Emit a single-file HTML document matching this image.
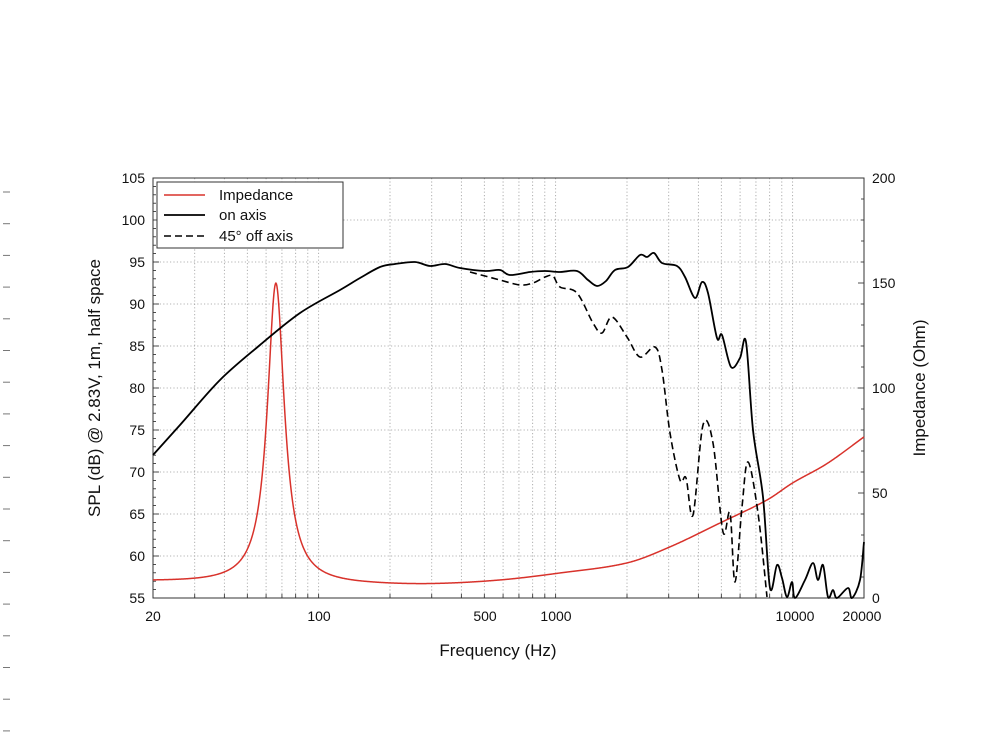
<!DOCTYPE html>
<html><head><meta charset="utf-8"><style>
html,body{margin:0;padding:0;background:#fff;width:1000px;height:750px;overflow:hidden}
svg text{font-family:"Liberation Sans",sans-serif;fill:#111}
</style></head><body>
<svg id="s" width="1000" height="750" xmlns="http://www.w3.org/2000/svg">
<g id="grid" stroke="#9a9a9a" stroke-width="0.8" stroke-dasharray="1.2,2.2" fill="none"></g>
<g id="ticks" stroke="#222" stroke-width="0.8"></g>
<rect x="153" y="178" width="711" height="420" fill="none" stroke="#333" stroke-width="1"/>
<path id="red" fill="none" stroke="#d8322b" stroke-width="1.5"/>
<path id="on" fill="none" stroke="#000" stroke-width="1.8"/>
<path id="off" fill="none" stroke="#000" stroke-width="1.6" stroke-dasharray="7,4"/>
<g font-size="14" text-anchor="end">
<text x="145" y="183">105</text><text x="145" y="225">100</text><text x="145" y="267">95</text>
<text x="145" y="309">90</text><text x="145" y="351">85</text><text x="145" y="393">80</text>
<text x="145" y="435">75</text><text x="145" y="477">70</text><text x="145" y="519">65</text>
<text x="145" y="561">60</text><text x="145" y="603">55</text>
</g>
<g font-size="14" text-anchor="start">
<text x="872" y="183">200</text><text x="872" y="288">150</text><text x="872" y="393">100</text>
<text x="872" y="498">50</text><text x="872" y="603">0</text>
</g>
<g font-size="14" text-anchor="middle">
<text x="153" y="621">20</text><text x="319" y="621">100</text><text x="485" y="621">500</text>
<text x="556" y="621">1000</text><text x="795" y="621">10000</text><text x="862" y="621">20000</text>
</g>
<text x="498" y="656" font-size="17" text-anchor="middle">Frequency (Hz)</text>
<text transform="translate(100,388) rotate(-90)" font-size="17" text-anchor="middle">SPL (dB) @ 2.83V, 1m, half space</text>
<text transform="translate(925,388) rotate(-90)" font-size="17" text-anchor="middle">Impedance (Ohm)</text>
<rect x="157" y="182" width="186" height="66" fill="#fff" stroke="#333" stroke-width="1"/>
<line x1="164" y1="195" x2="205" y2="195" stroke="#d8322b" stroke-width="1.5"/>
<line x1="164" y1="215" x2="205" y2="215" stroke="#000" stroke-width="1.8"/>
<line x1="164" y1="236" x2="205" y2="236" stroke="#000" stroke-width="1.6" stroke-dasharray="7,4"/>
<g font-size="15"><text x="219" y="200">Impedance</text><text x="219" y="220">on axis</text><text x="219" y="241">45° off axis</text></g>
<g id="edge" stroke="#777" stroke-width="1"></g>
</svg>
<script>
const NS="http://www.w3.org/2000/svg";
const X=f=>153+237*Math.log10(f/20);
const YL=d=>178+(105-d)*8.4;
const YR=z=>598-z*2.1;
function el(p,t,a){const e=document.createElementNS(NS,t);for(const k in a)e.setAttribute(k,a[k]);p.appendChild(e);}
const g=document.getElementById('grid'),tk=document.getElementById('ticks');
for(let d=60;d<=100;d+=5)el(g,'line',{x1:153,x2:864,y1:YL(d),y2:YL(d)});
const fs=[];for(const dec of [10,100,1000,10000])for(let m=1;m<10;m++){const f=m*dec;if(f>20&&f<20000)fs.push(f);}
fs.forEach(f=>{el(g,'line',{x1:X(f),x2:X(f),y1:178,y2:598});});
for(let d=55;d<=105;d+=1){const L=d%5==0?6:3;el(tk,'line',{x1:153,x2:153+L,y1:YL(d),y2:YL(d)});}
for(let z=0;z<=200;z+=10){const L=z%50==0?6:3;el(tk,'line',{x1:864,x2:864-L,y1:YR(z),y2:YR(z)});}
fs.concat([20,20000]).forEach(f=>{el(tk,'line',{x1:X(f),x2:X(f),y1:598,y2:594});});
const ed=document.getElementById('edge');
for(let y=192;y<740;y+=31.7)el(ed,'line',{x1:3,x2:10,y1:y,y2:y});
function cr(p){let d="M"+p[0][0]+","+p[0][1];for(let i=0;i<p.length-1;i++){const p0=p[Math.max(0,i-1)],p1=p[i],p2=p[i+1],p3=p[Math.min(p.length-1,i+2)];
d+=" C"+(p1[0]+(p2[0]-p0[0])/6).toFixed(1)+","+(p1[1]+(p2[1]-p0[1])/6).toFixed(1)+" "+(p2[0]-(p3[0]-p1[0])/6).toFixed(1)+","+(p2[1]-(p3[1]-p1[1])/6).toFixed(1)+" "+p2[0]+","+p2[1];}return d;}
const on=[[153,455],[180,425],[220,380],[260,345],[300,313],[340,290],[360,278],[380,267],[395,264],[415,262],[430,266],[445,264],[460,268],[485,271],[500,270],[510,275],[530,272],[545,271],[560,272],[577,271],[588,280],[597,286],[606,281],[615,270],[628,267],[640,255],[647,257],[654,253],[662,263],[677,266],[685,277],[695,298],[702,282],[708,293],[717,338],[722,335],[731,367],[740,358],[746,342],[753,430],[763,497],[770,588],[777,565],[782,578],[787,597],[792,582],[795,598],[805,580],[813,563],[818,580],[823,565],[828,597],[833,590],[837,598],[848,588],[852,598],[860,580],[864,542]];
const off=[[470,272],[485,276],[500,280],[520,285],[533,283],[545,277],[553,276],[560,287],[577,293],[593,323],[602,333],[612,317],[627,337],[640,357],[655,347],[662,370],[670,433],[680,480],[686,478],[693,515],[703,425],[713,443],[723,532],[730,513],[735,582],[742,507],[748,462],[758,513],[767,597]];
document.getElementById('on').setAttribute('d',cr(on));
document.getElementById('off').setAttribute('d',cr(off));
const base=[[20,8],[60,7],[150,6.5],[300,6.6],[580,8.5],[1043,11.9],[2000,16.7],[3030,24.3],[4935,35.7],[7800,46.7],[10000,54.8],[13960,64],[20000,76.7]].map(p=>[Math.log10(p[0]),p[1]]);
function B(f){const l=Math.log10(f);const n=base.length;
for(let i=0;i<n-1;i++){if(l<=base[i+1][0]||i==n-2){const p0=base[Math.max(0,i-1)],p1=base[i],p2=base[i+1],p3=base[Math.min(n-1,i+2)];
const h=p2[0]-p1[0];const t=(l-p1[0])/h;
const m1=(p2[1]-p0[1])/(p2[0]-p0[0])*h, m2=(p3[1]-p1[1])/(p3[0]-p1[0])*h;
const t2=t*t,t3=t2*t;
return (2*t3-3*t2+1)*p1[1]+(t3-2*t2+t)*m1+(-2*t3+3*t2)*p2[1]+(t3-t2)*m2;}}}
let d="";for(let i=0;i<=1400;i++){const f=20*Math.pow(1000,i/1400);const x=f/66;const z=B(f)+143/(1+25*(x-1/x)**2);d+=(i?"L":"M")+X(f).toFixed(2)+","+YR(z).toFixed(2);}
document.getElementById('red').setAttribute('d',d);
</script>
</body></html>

▶ [Task description] Return each line of the data, keeping its wording exact and omitting pictures.

▶ [Written solution]
Emit a single-file HTML document matching this image.
<!DOCTYPE html>
<html><head><meta charset="utf-8"><style>
html,body{margin:0;padding:0;background:#fff;width:1000px;height:750px;overflow:hidden}
svg text{font-family:"Liberation Sans",sans-serif;fill:#111}
</style></head><body>
<svg id="s" width="1000" height="750" xmlns="http://www.w3.org/2000/svg">
<g id="grid" stroke="#9a9a9a" stroke-width="0.8" stroke-dasharray="1.2,2.2" fill="none"></g>
<g id="ticks" stroke="#222" stroke-width="0.8"></g>
<rect x="153" y="178" width="711" height="420" fill="none" stroke="#333" stroke-width="1"/>
<path id="red" fill="none" stroke="#d8322b" stroke-width="1.5"/>
<path id="on" fill="none" stroke="#000" stroke-width="1.8"/>
<path id="off" fill="none" stroke="#000" stroke-width="1.6" stroke-dasharray="7,4"/>
<g font-size="14" text-anchor="end">
<text x="145" y="183">105</text><text x="145" y="225">100</text><text x="145" y="267">95</text>
<text x="145" y="309">90</text><text x="145" y="351">85</text><text x="145" y="393">80</text>
<text x="145" y="435">75</text><text x="145" y="477">70</text><text x="145" y="519">65</text>
<text x="145" y="561">60</text><text x="145" y="603">55</text>
</g>
<g font-size="14" text-anchor="start">
<text x="872" y="183">200</text><text x="872" y="288">150</text><text x="872" y="393">100</text>
<text x="872" y="498">50</text><text x="872" y="603">0</text>
</g>
<g font-size="14" text-anchor="middle">
<text x="153" y="621">20</text><text x="319" y="621">100</text><text x="485" y="621">500</text>
<text x="556" y="621">1000</text><text x="795" y="621">10000</text><text x="862" y="621">20000</text>
</g>
<text x="498" y="656" font-size="17" text-anchor="middle">Frequency (Hz)</text>
<text transform="translate(100,388) rotate(-90)" font-size="17" text-anchor="middle">SPL (dB) @ 2.83V, 1m, half space</text>
<text transform="translate(925,388) rotate(-90)" font-size="17" text-anchor="middle">Impedance (Ohm)</text>
<rect x="157" y="182" width="186" height="66" fill="#fff" stroke="#333" stroke-width="1"/>
<line x1="164" y1="195" x2="205" y2="195" stroke="#d8322b" stroke-width="1.5"/>
<line x1="164" y1="215" x2="205" y2="215" stroke="#000" stroke-width="1.8"/>
<line x1="164" y1="236" x2="205" y2="236" stroke="#000" stroke-width="1.6" stroke-dasharray="7,4"/>
<g font-size="15"><text x="219" y="200">Impedance</text><text x="219" y="220">on axis</text><text x="219" y="241">45° off axis</text></g>
<g id="edge" stroke="#777" stroke-width="1"></g>
</svg>
<script>
const NS="http://www.w3.org/2000/svg";
const X=f=>153+237*Math.log10(f/20);
const YL=d=>178+(105-d)*8.4;
const YR=z=>598-z*2.1;
function el(p,t,a){const e=document.createElementNS(NS,t);for(const k in a)e.setAttribute(k,a[k]);p.appendChild(e);}
const g=document.getElementById('grid'),tk=document.getElementById('ticks');
for(let d=60;d<=100;d+=5)el(g,'line',{x1:153,x2:864,y1:YL(d),y2:YL(d)});
const fs=[];for(const dec of [10,100,1000,10000])for(let m=1;m<10;m++){const f=m*dec;if(f>20&&f<20000)fs.push(f);}
fs.forEach(f=>{el(g,'line',{x1:X(f),x2:X(f),y1:178,y2:598});});
for(let d=55;d<=105;d+=1){const L=d%5==0?6:3;el(tk,'line',{x1:153,x2:153+L,y1:YL(d),y2:YL(d)});}
for(let z=0;z<=200;z+=10){const L=z%50==0?6:3;el(tk,'line',{x1:864,x2:864-L,y1:YR(z),y2:YR(z)});}
fs.concat([20,20000]).forEach(f=>{el(tk,'line',{x1:X(f),x2:X(f),y1:598,y2:594});});
const ed=document.getElementById('edge');
for(let y=192;y<740;y+=31.7)el(ed,'line',{x1:3,x2:10,y1:y,y2:y});
function cr(p){let d="M"+p[0][0]+","+p[0][1];for(let i=0;i<p.length-1;i++){const p0=p[Math.max(0,i-1)],p1=p[i],p2=p[i+1],p3=p[Math.min(p.length-1,i+2)];
d+=" C"+(p1[0]+(p2[0]-p0[0])/6).toFixed(1)+","+(p1[1]+(p2[1]-p0[1])/6).toFixed(1)+" "+(p2[0]-(p3[0]-p1[0])/6).toFixed(1)+","+(p2[1]-(p3[1]-p1[1])/6).toFixed(1)+" "+p2[0]+","+p2[1];}return d;}
const on=[[153,455],[180,425],[220,380],[260,345],[300,313],[340,290],[360,278],[380,267],[395,264],[415,262],[430,266],[445,264],[460,268],[485,271],[500,270],[510,275],[530,272],[545,271],[560,272],[577,271],[588,280],[597,286],[606,281],[615,270],[628,267],[640,255],[647,257],[654,253],[662,263],[677,266],[685,277],[695,298],[702,282],[708,293],[717,338],[722,335],[731,367],[740,358],[746,342],[753,430],[763,497],[770,588],[777,565],[782,578],[787,597],[792,582],[795,598],[805,580],[813,563],[818,580],[823,565],[828,597],[833,590],[837,598],[848,588],[852,598],[860,580],[864,542]];
const off=[[470,272],[485,276],[500,280],[520,285],[533,283],[545,277],[553,276],[560,287],[577,293],[593,323],[602,333],[612,317],[627,337],[640,357],[655,347],[662,370],[670,433],[680,480],[686,478],[693,515],[703,425],[713,443],[723,532],[730,513],[735,582],[742,507],[748,462],[758,513],[767,597]];
document.getElementById('on').setAttribute('d',cr(on));
document.getElementById('off').setAttribute('d',cr(off));
const base=[[20,8],[60,7],[150,6.5],[300,6.6],[580,8.5],[1043,11.9],[2000,16.7],[3030,24.3],[4935,35.7],[7800,46.7],[10000,54.8],[13960,64],[20000,76.7]].map(p=>[Math.log10(p[0]),p[1]]);
function B(f){const l=Math.log10(f);const n=base.length;
for(let i=0;i<n-1;i++){if(l<=base[i+1][0]||i==n-2){const p0=base[Math.max(0,i-1)],p1=base[i],p2=base[i+1],p3=base[Math.min(n-1,i+2)];
const h=p2[0]-p1[0];const t=(l-p1[0])/h;
const m1=(p2[1]-p0[1])/(p2[0]-p0[0])*h, m2=(p3[1]-p1[1])/(p3[0]-p1[0])*h;
const t2=t*t,t3=t2*t;
return (2*t3-3*t2+1)*p1[1]+(t3-2*t2+t)*m1+(-2*t3+3*t2)*p2[1]+(t3-t2)*m2;}}}
let d="";for(let i=0;i<=1400;i++){const f=20*Math.pow(1000,i/1400);const x=f/66;const z=B(f)+143/(1+25*(x-1/x)**2);d+=(i?"L":"M")+X(f).toFixed(2)+","+YR(z).toFixed(2);}
document.getElementById('red').setAttribute('d',d);
</script>
</body></html>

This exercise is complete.